We need those hated time frames
more than ever before
Intro by Ralph Kratzer
Much has been said and written about the reunification talks in Cyprus, since Mustafa Akinci has been in office as President of the TRNC. He drives the process forward and speaks repeatedly about necessary time frames, so as not to lose sight of the objectives.
Loucas Charalambous, an author writing for the Greek Cypriot online newspaper Cyprus Mail, repeatedly writes critical articles and commentaries on politics and media in the southern part of the island.
Here is his latest comment on the ongoing negotiations between the TRNC (Turkish Republic of Northern Cyprus) and the RoC (Republic of Cyprus).
Note: GC stands for Greek Cypriot, TC for Turkish Cypriot
We need those hated time frames more than ever before
By Loucas Charalambous
ONE WORD that our irresponsibility and stupidity has linked with the handling of the Cyprus problem in the last 10 years is ‘time-frame’, the mere utterance of which causes panic among the rejectionists and awkwardness among the rest.
It has acquired such negative connotations that even the politicians that supposedly belong to the pro-settlement camp like [GC] President Anastasiades, feel the need to declare, regularly, that they do not accept ‘time-frames’ in the negotiating process. They do this in a state of fear, terrified that they would be attacked by Lillikas, Papadopoulos and their like for not objecting to a ‘time-frame’ which could give rise to the danger of a solution.
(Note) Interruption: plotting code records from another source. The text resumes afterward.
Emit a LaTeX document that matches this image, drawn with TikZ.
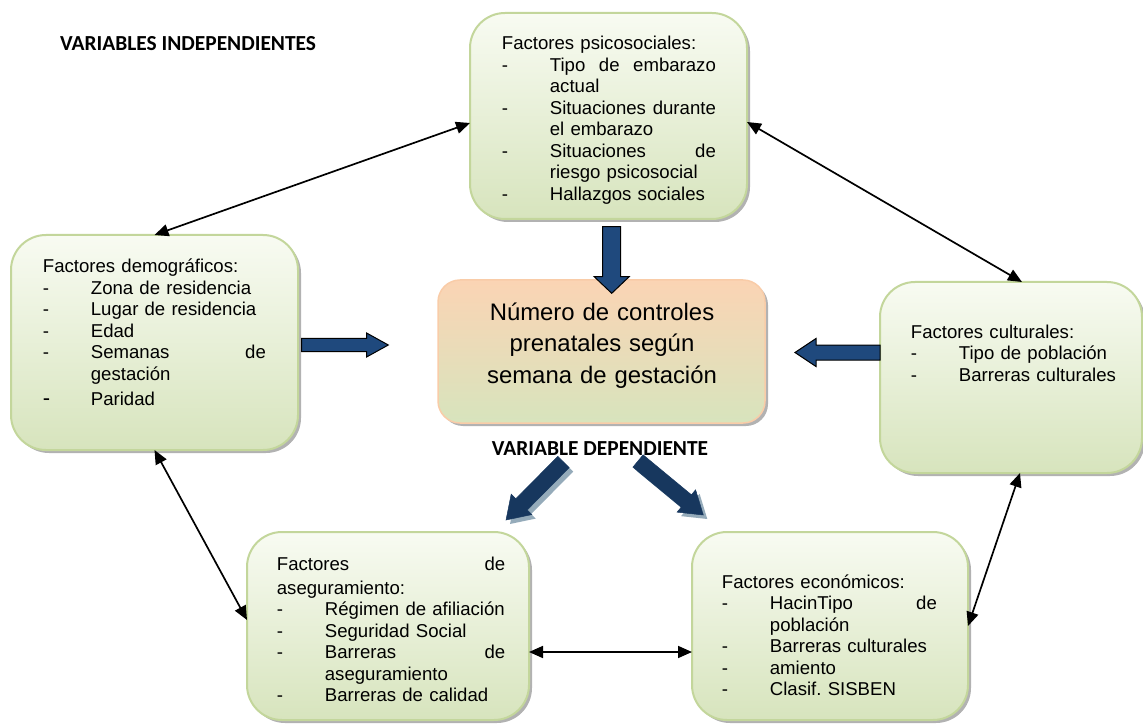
\documentclass[tikz,border=0pt]{standalone}
\usepackage{fontspec}
\setmainfont{Liberation Sans}
\newfontfamily\carl{Carlito}
\usetikzlibrary{arrows.meta,calc,shadows}
\definecolor{boxborder}{HTML}{C3D69B}
\definecolor{boxtop}{HTML}{F8FBF2}
\definecolor{boxbot}{HTML}{D7E4BD}
\definecolor{peach}{HTML}{FBD4B4}
\definecolor{peachb}{HTML}{F9CCA8}
\definecolor{navy}{HTML}{1F497D}
\definecolor{navyd}{HTML}{17375E}
\definecolor{arrshadow}{HTML}{95ABBA}
\newcommand\di{\makebox[48pt][l]{-}}
\newcommand\ct{\hspace*{48pt}}
\newcommand\blockarrow[6]{%
  \coordinate (bH) at ($(#3)!#6!(#2)$);
  \draw[#1] ($(#2)!#4!90:(#3)$) -- ($(bH)!#4!-90:(#2)$) -- ($(bH)!#5!-90:(#2)$) -- (#3)
    -- ($(bH)!#5!90:(#2)$) -- ($(bH)!#4!90:(#2)$) -- ($(#2)!#4!-90:(#3)$) -- cycle;
}
\tikzset{
  gbox/.style={draw=boxborder, line width=2pt, rounded corners=35pt,
    top color=boxtop, bottom color=boxbot, inner sep=0pt, outer sep=0pt,
    general shadow={fill=black!30, shadow xshift=3pt, shadow yshift=-3pt}},
  cbox/.style={draw=peachb, line width=1.5pt, rounded corners=22pt,
    top color=peach, bottom color=boxbot, inner sep=0pt, outer sep=0pt,
    general shadow={fill=black!30, shadow xshift=3pt, shadow yshift=-3pt}},
  txt/.style={anchor=base west, align=left, inner sep=0pt,
    font=\fontsize{18.6}{21.5}\selectfont\frenchspacing},
  lbl/.style={inner sep=0pt, font=\carl\bfseries\fontsize{21.4}{25}\selectfont},
  conn/.style={line width=1.7pt, {Triangle[length=14pt,width=12pt]}-{Triangle[length=14pt,width=12pt]}},
  blk/.style={fill=navy, draw=black, line width=1pt},
  blkd/.style={fill=navyd, draw=navyd, line width=0.5pt},
  blks/.style={fill=arrshadow, draw=none, transform canvas={shift={(4pt,-4pt)}}}
}
\begin{document}
\begin{tikzpicture}[x=1pt,y=-1pt]
\useasboundingbox (0,0) rectangle (1143,727);

% boxes
\node[gbox, minimum width=277pt, minimum height=206pt] (psi) at (608.5,116) {};
\node[gbox, minimum width=287pt, minimum height=215pt] (demog) at (154.5,342.5) {};
\node[gbox, minimum width=262pt, minimum height=191pt] (cult) at (1011,377.5) {};
\node[gbox, minimum width=282pt, minimum height=188pt] (aseg) at (388,626) {};
\node[gbox, minimum width=276pt, minimum height=188pt] (econ) at (830,626) {};
\node[cbox, minimum width=327pt, minimum height=143pt] (central) at (601.5,351.5) {};

% texts
\node[txt, text width=214pt] (psiT) at (501.7,50) {Factores psicosociales:\\
\di Tipo\hfill de\hfill embarazo\\
\ct actual\\
\di Situaciones\hfill durante\\
\ct el embarazo\\
\di Situaciones\hfill de\\
\ct riesgo psicosocial\\
\di Hallazgos sociales};

\node[txt, text width=223pt] (demogT) at (42.7,272.7) {Factores demográficos:\\
\di Zona de residencia\\
\di Lugar de residencia\\
\di Edad\\
\di Semanas\hfill de\\
\ct gestación\\[3.5pt]
\makebox[48pt][l]{\fontsize{22}{22}\selectfont -}Paridad};

\node[txt, text width=230pt] (cultT) at (910.7,338) {Factores culturales:\\
\di Tipo de población\\
\di Barreras culturales};

\node[txt, text width=228.3pt] (asegT) at (276.7,570) {Factores\hfill de\\[2.5pt]
aseguramiento:\\
\di Régimen de afiliación\\
\di Seguridad Social\\
\di Barreras\hfill de\\
\ct aseguramiento\\
\di Barreras de calidad};

\node[txt, text width=215pt] (econT) at (721.7,588) {Factores económicos:\\
\di HacinTipo\hfill de\\
\ct población\\
\di Barreras culturales\\
\di amiento\\
\di Clasif. SISBEN};

\node[anchor=base, align=center, text width=330pt, inner sep=0pt,
  font=\fontsize{23.9}{31.5}\selectfont] (centralT) at (602,320)
  {Número de controles\\prenatales según\\semana de gestación};

\node[lbl, anchor=base west] (indep) at (60,51) {VARIABLES INDEPENDIENTES};
\node[lbl, anchor=base] (dep) at (600,455) {VARIABLE DEPENDIENTE};

% thin double arrows
\draw[conn] ([yshift=-7pt]psi.west) -- (demog.north);
\draw[conn] ([yshift=-6pt]psi.east) -- ([xshift=11pt]cult.north);
\draw[conn] (demog.south) -- ([yshift=6pt]aseg.west);
\draw[conn] ([yshift=-26pt]aseg.east) -- ([yshift=-26pt]econ.west);
\draw[conn] ([xshift=9pt]cult.south) -- (econ.east);

% block arrows
\coordinate (dA) at (611.7,226.7); \coordinate (dB) at (611.7,293.3);
\coordinate (rA) at (301.7,345);   \coordinate (rB) at (388.3,345);
\coordinate (lA) at (880,352.5);   \coordinate (lB) at (795,352.5);
\coordinate (gA) at (563.5,462);   \coordinate (gB) at (506,520);
\coordinate (hA) at (638,461);     \coordinate (hB) at (703.3,515);

\blockarrow{blk}{dA}{dB}{9pt}{17.5pt}{16.6pt}
\blockarrow{blk}{rA}{rB}{6.7pt}{12pt}{21.7pt}
\blockarrow{blk}{lA}{lB}{7.5pt}{14pt}{21pt}
\blockarrow{blks}{gA}{gB}{8pt}{14.5pt}{22pt}
\blockarrow{blks}{hA}{hB}{8pt}{14.5pt}{22pt}
\blockarrow{blkd}{gA}{gB}{8pt}{14.5pt}{22pt}
\blockarrow{blkd}{hA}{hB}{8pt}{14.5pt}{22pt}
\end{tikzpicture}
\end{document}
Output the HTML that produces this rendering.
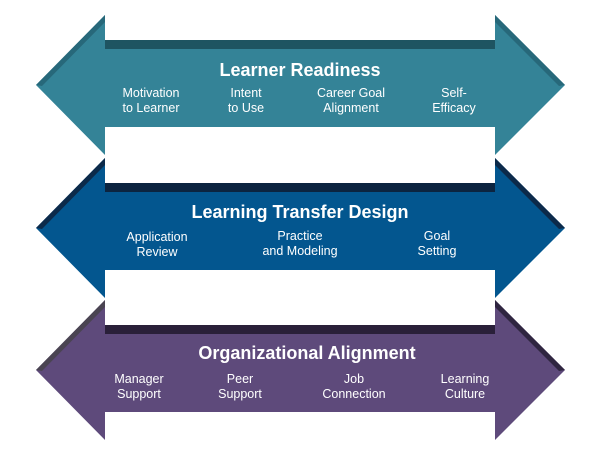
<!DOCTYPE html>
<html><head><style>body{margin:0;background:#fff}svg{display:block}text{font-family:"Liberation Sans",sans-serif;fill:#fff;text-anchor:middle}.t{font-size:18px;font-weight:bold}.s{font-size:12.5px}</style></head><body>
<svg width="600" height="450" viewBox="0 0 600 450">
<g>
<polygon fill="#348397" points="105,15 105,40 495,40 495,15 565,85 495,155 495,127 105,127 105,155 36,85"/>
<polygon fill="#27687a" points="105,15 105,22 42,86 36,85"/>
<polygon fill="#27687a" points="495,15 565,85 559,86 495,22"/>
<rect x="105" y="40" width="390" height="9" fill="#1e5461"/>
<text class="t" x="300" y="76">Learner Readiness</text>
<text class="s" x="151" y="97">Motivation</text><text class="s" x="151" y="112">to Learner</text>
<text class="s" x="246" y="97">Intent</text><text class="s" x="246" y="112">to Use</text>
<text class="s" x="351" y="97">Career Goal</text><text class="s" x="351" y="112">Alignment</text>
<text class="s" x="454" y="97">Self-</text><text class="s" x="454" y="112">Efficacy</text>
</g>
<g>
<polygon fill="#03568f" points="105,158 105,183 495,183 495,158 565,228 495,298 495,270 105,270 105,298 36,228"/>
<polygon fill="#0c2a4a" points="105,158 105,165 42,229 36,228"/>
<polygon fill="#0c2a4a" points="495,158 565,228 559,229 495,165"/>
<rect x="105" y="183" width="390" height="9" fill="#0c2440"/>
<text class="t" x="300" y="218">Learning Transfer Design</text>
<text class="s" x="157" y="241">Application</text><text class="s" x="157" y="256">Review</text>
<text class="s" x="300" y="240">Practice</text><text class="s" x="300" y="255">and Modeling</text>
<text class="s" x="437" y="240">Goal</text><text class="s" x="437" y="255">Setting</text>
</g>
<g>
<polygon fill="#5e4a7b" points="105,300 105,325 495,325 495,300 565,370 495,440 495,412 105,412 105,440 36,370"/>
<polygon fill="#4a4452" points="105,300 105,307 42,371 36,370"/>
<polygon fill="#2f2540" points="495,300 565,370 559,371 495,307"/>
<rect x="105" y="325" width="390" height="9" fill="#2a2039"/>
<text class="t" x="307" y="359">Organizational Alignment</text>
<text class="s" x="139" y="383">Manager</text><text class="s" x="139" y="398">Support</text>
<text class="s" x="240" y="383">Peer</text><text class="s" x="240" y="398">Support</text>
<text class="s" x="354" y="383">Job</text><text class="s" x="354" y="398">Connection</text>
<text class="s" x="465" y="383">Learning</text><text class="s" x="465" y="398">Culture</text>
</g>
</svg>
</body></html>
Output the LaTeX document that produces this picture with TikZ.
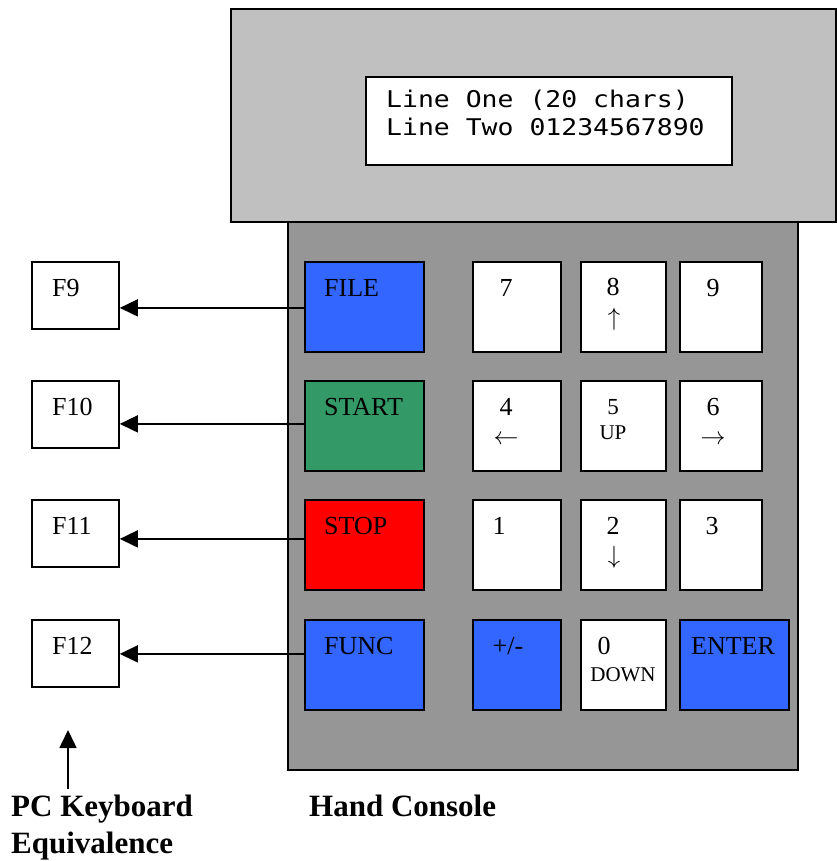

The word has moved to the centre of public debate again, after [TC] Mustafa Akinci stressed the need of speeding up the procedure so there can be a result in the next few months. On August 12 he set as a natural time-frame the parliamentary elections in May, and he was right. As I have always argued, if the political will existed, the Cyprus problem could be solved within a few weeks.
After 38 years of negotiations (they commenced in 1977), there is nothing that has not been discussed exhaustively. Everything that needed to be said was said long ago by both sides. It is decisions we need now. But it is becoming clear that only the Turkish side is prepared to take them. [GC] Anastasiades does not dare do so and that is the problem.
As soon as [TC] Akinci spoke of speeding up the procedure with a view to reaching agreement by the end of the year, [GC] DIKO, EDEK and Lillikas started their usual barking. Anastasiades, fearing he would be misunderstood, rushed to declare (in a churchyard in the Troodos mountains) that the Greek Cypriot side has been fully ready for serious negotiations for 41 years now, but does not accept time-frames. Who knows, maybe in the next 41 years we might agree to set a time-frame.
On August 9, the [GC] government spokesman Nicos Christodoulides, asked if he shared Akinci’s optimism, responded that he considered “2016 would be a critical year for the Cyprus problem.” Interesting to note that he did not say it would be the year of settlement but a “critical year”. For a solution, we are looking beyond 2016.
It is insane that the Turkish side is in a hurry for a solution even though, as every fool knows, the fruitless passing of time benefits it, while we want to take things as slowly as possible. Instead of us asking for time-frames, they are proposed by Akinci and we reject them.
In reality, because of his lack of courage, Anastasiades is pushing things back to 2018, following the example set by [former GC president] Christofias. I fear the results will be the same. With his delaying tactics, Christofias managed to see [former TC president] Mehmet Ali Talat voted out of office in 2010. Is there not a risk of the same thing happening to Akinci if Anastasiades carries on in this way?
I am afraid that as a result of the delaying tactics it is possible that the latest procedure will collapse sooner than we imagine. Turkey is unlikely to accept excessive delays, at a time it claims our side is making agreements regarding natural gas. If the talks procedure is delayed and our side proceeds on the issue of hydrocarbons in a way Turkey considers ‘unilateral’, there is every chance Anakara would use this as a pretext to send the Barbaros [seismic vessel] into the Cypriot EEZ [exclusive economic zone] again, in which case everything will fall apart and God knows when we will get of such a mess again.
In this sense, the government spokesman may be proved correct in predicting that 2016 will be a “critical year”, not because of a settlement but because of a non-settlement. I have often said that politics is about correct and timely evaluation of prevailing conditions, but Anastasiades and his people, who are in no a rush and think they have all the time in the world to engage in tactical manoeuvres, have not yet grasped what politics is about.